## WHAT IS BEING ASKED:
The listing below should be printed exactly, every line of it. Skip the pictures.

## INFORMATION PROVIDED:
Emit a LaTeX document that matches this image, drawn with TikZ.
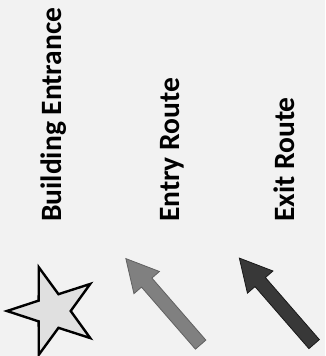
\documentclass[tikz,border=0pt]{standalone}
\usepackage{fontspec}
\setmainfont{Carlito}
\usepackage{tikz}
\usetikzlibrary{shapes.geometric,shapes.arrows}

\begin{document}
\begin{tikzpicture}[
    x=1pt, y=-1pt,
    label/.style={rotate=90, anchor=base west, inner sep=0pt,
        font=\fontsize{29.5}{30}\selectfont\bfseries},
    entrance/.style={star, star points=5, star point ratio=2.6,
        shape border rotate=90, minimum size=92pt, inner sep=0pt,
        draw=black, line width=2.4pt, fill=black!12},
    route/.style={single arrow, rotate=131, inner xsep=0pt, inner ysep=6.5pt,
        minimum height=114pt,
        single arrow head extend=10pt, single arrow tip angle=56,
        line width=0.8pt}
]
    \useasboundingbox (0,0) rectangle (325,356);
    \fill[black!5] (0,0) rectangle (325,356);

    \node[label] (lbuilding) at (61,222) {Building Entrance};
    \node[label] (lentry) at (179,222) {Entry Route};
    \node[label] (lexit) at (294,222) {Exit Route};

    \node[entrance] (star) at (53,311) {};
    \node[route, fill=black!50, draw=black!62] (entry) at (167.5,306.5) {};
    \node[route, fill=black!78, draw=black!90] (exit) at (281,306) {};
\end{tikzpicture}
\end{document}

## EXERCISE RESULT:
Emit a LaTeX document that matches this image, drawn with TikZ.
\documentclass[tikz,border=0pt]{standalone}
\usepackage{fontspec}
\setmainfont{Carlito}
\usepackage{tikz}
\usetikzlibrary{shapes.geometric,shapes.arrows}

\begin{document}
\begin{tikzpicture}[
    x=1pt, y=-1pt,
    label/.style={rotate=90, anchor=base west, inner sep=0pt,
        font=\fontsize{29.5}{30}\selectfont\bfseries},
    entrance/.style={star, star points=5, star point ratio=2.6,
        shape border rotate=90, minimum size=92pt, inner sep=0pt,
        draw=black, line width=2.4pt, fill=black!12},
    route/.style={single arrow, rotate=131, inner xsep=0pt, inner ysep=6.5pt,
        minimum height=114pt,
        single arrow head extend=10pt, single arrow tip angle=56,
        line width=0.8pt}
]
    \useasboundingbox (0,0) rectangle (325,356);
    \fill[black!5] (0,0) rectangle (325,356);

    \node[label] (lbuilding) at (61,222) {Building Entrance};
    \node[label] (lentry) at (179,222) {Entry Route};
    \node[label] (lexit) at (294,222) {Exit Route};

    \node[entrance] (star) at (53,311) {};
    \node[route, fill=black!50, draw=black!62] (entry) at (167.5,306.5) {};
    \node[route, fill=black!78, draw=black!90] (exit) at (281,306) {};
\end{tikzpicture}
\end{document}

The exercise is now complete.